Além disso, a mesa propôs a indenização de invasores de terras indígenas não apenas pelas benfeitorias realizadas de boa fé, como prevê a legislação, mas também pela terra nua – algo que é considerado ilegal e viola os direitos constitucionais dos povos indígenas ao usufruto exclusivo de seus territórios. A proposta levanta uma questão preocupante: por que o Estado deveria remunerar invasores por terras que pertencem aos indígenas e cujas ocupações foram realizadas de forma irregular? Para as lideranças indígenas, essa indenização amplia o desrespeito aos direitos originários e legaliza o esbulho das terras tradicionais, recompensando ações que vão contra a Constituição.

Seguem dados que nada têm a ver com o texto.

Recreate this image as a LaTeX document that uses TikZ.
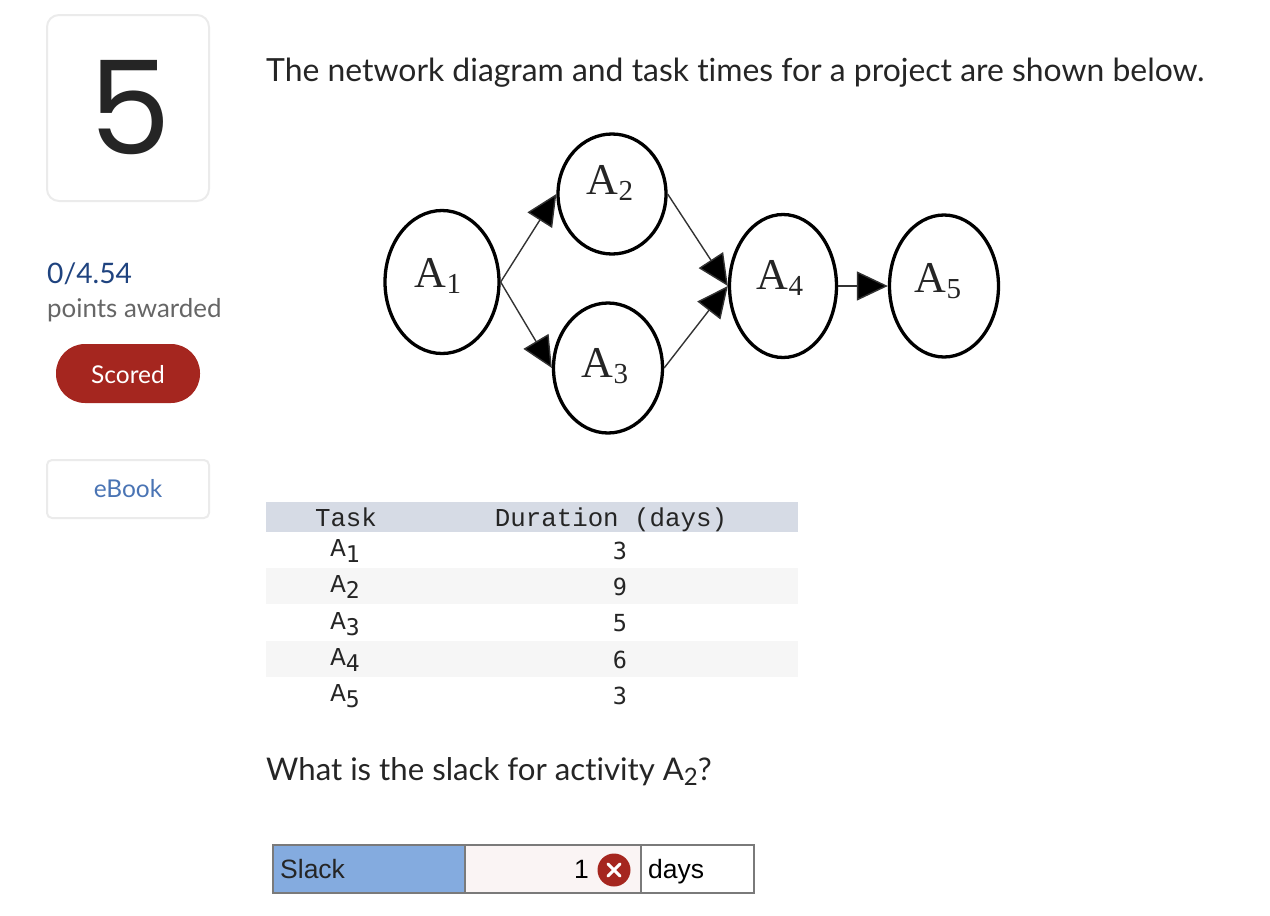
\documentclass[tikz,border=0pt]{standalone}
\usepackage{fontspec}
\setmainfont[Ligatures=NoCommon]{Lato}
\newfontfamily\numfont{Poppins}
\newfontfamily\timesfont{Liberation Serif}
\newfontfamily\courfont{Liberation Mono}
\newfontfamily\menlofont{DejaVu Sans Mono}
\newfontfamily\arialfont{Liberation Sans}
\usetikzlibrary{arrows.meta,shapes.geometric}
\definecolor{scoredred}{HTML}{A5261F}
\definecolor{cardline}{HTML}{EBEBEB}
\definecolor{headgray}{HTML}{D6DBE5}
\definecolor{rowgray}{HTML}{F6F6F6}
\definecolor{slackblue}{HTML}{84ABDF}
\definecolor{answerpink}{HTML}{FAF4F4}
\definecolor{ink}{HTML}{252525}
% digit, lift, shift to the left (twice the distance)
\newcommand{\actlabel}[3]{\raisebox{#2}{\hspace*{-#3}\fontsize{44}{44}\selectfont A\raisebox{-6pt}{\fontsize{29}{29}\selectfont #1}}}
\newcommand{\tasklabel}[1]{{\courfont\fontsize{25.8}{26}\selectfont A}\raisebox{-6pt}{\menlofont\fontsize{23}{24}\selectfont #1}}
\tikzset{
activity/.style={ellipse, draw, line width=3.3pt, inner sep=0pt, text=ink, font=\timesfont},
link/.style={line width=1.4pt, draw=black!80, -{Triangle[length=31pt,width=29pt,fill=black]}},
pagetext/.style={anchor=base west, inner sep=0pt, text=ink, font=\fontsize{31.9}{36}\selectfont},
hdr/.style={anchor=base, inner sep=0pt, text=ink, font=\courfont\fontsize{25.8}{26}\selectfont},
dur/.style={anchor=base, inner sep=0pt, text=ink, font=\menlofont\fontsize{23.5}{24}\selectfont},
task/.style={anchor=base, inner sep=0pt, text=ink},
slack/.style={anchor=base west, inner sep=0pt, font=\arialfont\fontsize{26.5}{28}\selectfont}
}
\begin{document}
\begin{tikzpicture}[x=1pt, y=-1pt]
\useasboundingbox (0,0) rectangle (1270,916);
% left column
\draw [cardline, line width=2pt, rounded corners=12pt] (47,15) rectangle (209,201);
\node (number) at (130,154) [anchor=base, inner sep=0pt, text=ink, font=\numfont\fontsize{130}{140}\selectfont] {5};
\node (points) at (47,283) [anchor=base west, inner sep=0pt, text={rgb,255:red,31;green,67;blue,127}, font=\fontsize{28.2}{30}\selectfont] {0/4.54};
\node (awarded) at (47,317) [anchor=base west, inner sep=0pt, text=black!60, font=\fontsize{25.9}{28}\selectfont] {points awarded};
\fill [scoredred, rounded corners=29pt] (56,344) rectangle (200,403);
\node (scored) at (128,383) [anchor=base, inner sep=0pt, text=white, font=\fontsize{24.5}{26}\selectfont] {Scored};
\draw [cardline, line width=2pt, rounded corners=5pt] (47,460) rectangle (209,518);
\node (ebook) at (128,497) [anchor=base, inner sep=0pt, text={rgb,255:red,74;green,116;blue,180}, font=\fontsize{24.5}{26}\selectfont] {eBook};
% question
\node (question) at (266,81) [pagetext] {The network diagram and task times for a project are shown below.};
% network
\node (A1) at (442,282) [activity, minimum width=114pt, minimum height=143pt] {\actlabel{1}{18pt}{8pt}};
\node (A2) at (612,194) [activity, minimum width=108pt, minimum height=120pt] {\actlabel{2}{29pt}{4pt}};
\node (A3) at (608,368) [activity, minimum width=109pt, minimum height=130pt] {\actlabel{3}{11pt}{6pt}};
\node (A4) at (783,286) [activity, minimum width=107pt, minimum height=143pt] {\actlabel{4}{23pt}{6pt}};
\node (A5) at (944,286) [activity, minimum width=109pt, minimum height=142pt] {\actlabel{5}{16pt}{12pt}};
\draw [link] (A1.east) -- (A2.west);
\draw [link] (A1.east) -- (A3.west);
\draw [link] (A2.east) -- (A4.west);
\draw [link] (A3.east) -- (A4.west);
\draw [link] (A4.east) -- (A5.west);
% task table
\fill [headgray] (266,502) rectangle (798,532);
\fill [rowgray] (266,568) rectangle (798,604);
\fill [rowgray] (266,641) rectangle (798,677);
\node (taskhead) at (346,526) [hdr] {Task};
\node (durhead) at (611,526) [hdr] {Duration (days)};
\node (task1) at (345,556) [task] {\tasklabel{1}};
\node (task2) at (345,592) [task] {\tasklabel{2}};
\node (task3) at (345,629) [task] {\tasklabel{3}};
\node (task4) at (345,665) [task] {\tasklabel{4}};
\node (task5) at (345,701) [task] {\tasklabel{5}};
\node (dur1) at (620,559) [dur] {3};
\node (dur2) at (620,595) [dur] {9};
\node (dur3) at (620,631) [dur] {5};
\node (dur4) at (620,668) [dur] {6};
\node (dur5) at (620,704) [dur] {3};
\node (ask) at (266,780) [pagetext, font=\fontsize{31.2}{36}\selectfont] {What is the slack for activity A\raisebox{-5pt}{\fontsize{24}{24}\selectfont 2}?};
% answer row
\fill [slackblue] (273,845) rectangle (465,893);
\fill [answerpink] (465,845) rectangle (641,893);
\draw [black!52, line width=2pt] (273,845) rectangle (754,893) (465,845) -- (465,893) (641,845) -- (641,893);
\node (slackname) at (280,878) [slack, text=ink] {Slack};
\node (answer) at (589,878) [slack, anchor=base east, text=black] {1};
\node (wrong) at (614,870) [circle, fill=scoredred, minimum size=33pt, inner sep=0pt] {};
\draw [white, line width=3pt, line cap=round] (608,864) -- (620,876) (620,864) -- (608,876);
\node (days) at (648,878) [slack, text=black] {days};
\end{tikzpicture}
\end{document}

"Direitos fundamentais não se negociam, nem se conciliam; se garantem e se implementam", declarara Dinamã Tuxá, coordenador da Apib, em uma resposta direta ao Estado. A existência da Mesa de Conciliação representa uma tentativa de instrumentalizar o sistema jurídico em favor de interesses econômicos que buscam explorar os recursos naturais das terras indígenas sem respeitar o eu direito ao usufruto exclusivo. Na visão das lideranças, ao desviar-se de suas obrigações constitucionais e tentar conciliar direitos inalienáveis com demandas econômicas predatórias, o Estado se compromete com uma postura que subverte a justiça e expõe os povos indígenas a uma vulnerabilidade ainda maior.
O próprio conceito de “conciliação” neste contexto é visto como falho e inapropriado. Submeter direitos indígenas à negociação com setores econômicos que, ao longo da história, promovem o desmatamento e a apropriação de terras indígenas é uma afronta ao Estado de Direito. O desequilíbrio nas negociações e a proposta de indenização irregular reforçam a percepção de que o processo está sendo manipulado para atender a interesses que desrespeitam os direitos constitucionais dos povos originários.
Para as lideranças indígenas, a Mesa de Conciliação não é um mecanismo de proteção, mas sim um instrumento que obscurece a justiça e compromete o Estado em suas responsabilidades. Elas reforçam a necessidade de que o STF respeite suas próprias decisões e mantenha a proteção incondicional dos direitos indígenas. No lugar de propor concessões que recompensem invasões irregulares, o Estado deve reafirmar o compromisso com a Constituição e a proteção dos territórios indígenas, garantindo que os direitos fundamentais dos povos originários sejam mantidos e respeitados.
Outro aspecto alarmante levantado pelo movimento indígena é o aumento da violência contra líderes que defendem suas terras. O documento entregue aos Três Poderes durante a marcha de 30 de outubro, denuncia assassinatos como os de Majé Nega Pataxó Hã Hã Hãe, na Bahia, e de Neri Ramos Guarani Kaiowá, no Mato Grosso do Sul. Relatos de pulverização de agrotóxicos contra aldeias Avá-Guarani, no Paraná, foram descritos como uma forma de “arma química” usada para expulsar indígenas de suas terras.
Para as lideranças indígenas, essa violência representa um verdadeiro “genocídio legislado” – uma estratégia deliberada para expulsar os povos originários de suas terras em benefício de empreendimentos econômicos. A impunidade que cerca esses crimes aprofunda o sentimento de vulnerabilidade e abandono nas comunidades, evidenciando uma forma de injustiça histórica que o Estado perpetua ao não proteger aqueles que são os guardiões originários da terra. Essa realidade reforça a urgência de uma resposta firme e de políticas que assegurem a proteção integral dos direitos indígenas e respeitem sua existência e relação ancestral com o território.
No encerramento de seu documento, as lideranças indígenas foram enfáticas: "Sem demarcação, não há democracia!" Essa frase, carregada de significado, ecoa uma luta histórica dos povos originários e sublinha que o direito à terra antecede o próprio Estado brasileiro. Para eles, a defesa dos territórios indígenas é muito mais do que uma reivindicação territorial; é um imperativo de justiça, de preservação ambiental e de proteção a um modo de vida que sustenta valores essenciais para toda a sociedade.
A mobilização em Brasília revela que a luta indígena transcende fronteiras geográficas e culturais, situando-se no cerne de um movimento pela justiça social, pela sustentabilidade e pelo futuro de todos os brasileiros. Os povos indígenas, guardiões milenares da biodiversidade e do equilíbrio ecológico, lutam não apenas por si mesmos, mas por uma convivência harmoniosa com a terra, que respeite e valorize a vida em todas as suas formas. Diante das ameaças da PEC 48 e de outras propostas regressivas, as lideranças reafirmam seu compromisso inabalável com a resistência e fazem um chamado urgente à sociedade brasileira: que todos se unam na defesa dos direitos fundamentais dos povos originários, pois esta é, acima de tudo, uma luta pela dignidade, pela democracia e por um futuro compartilhado.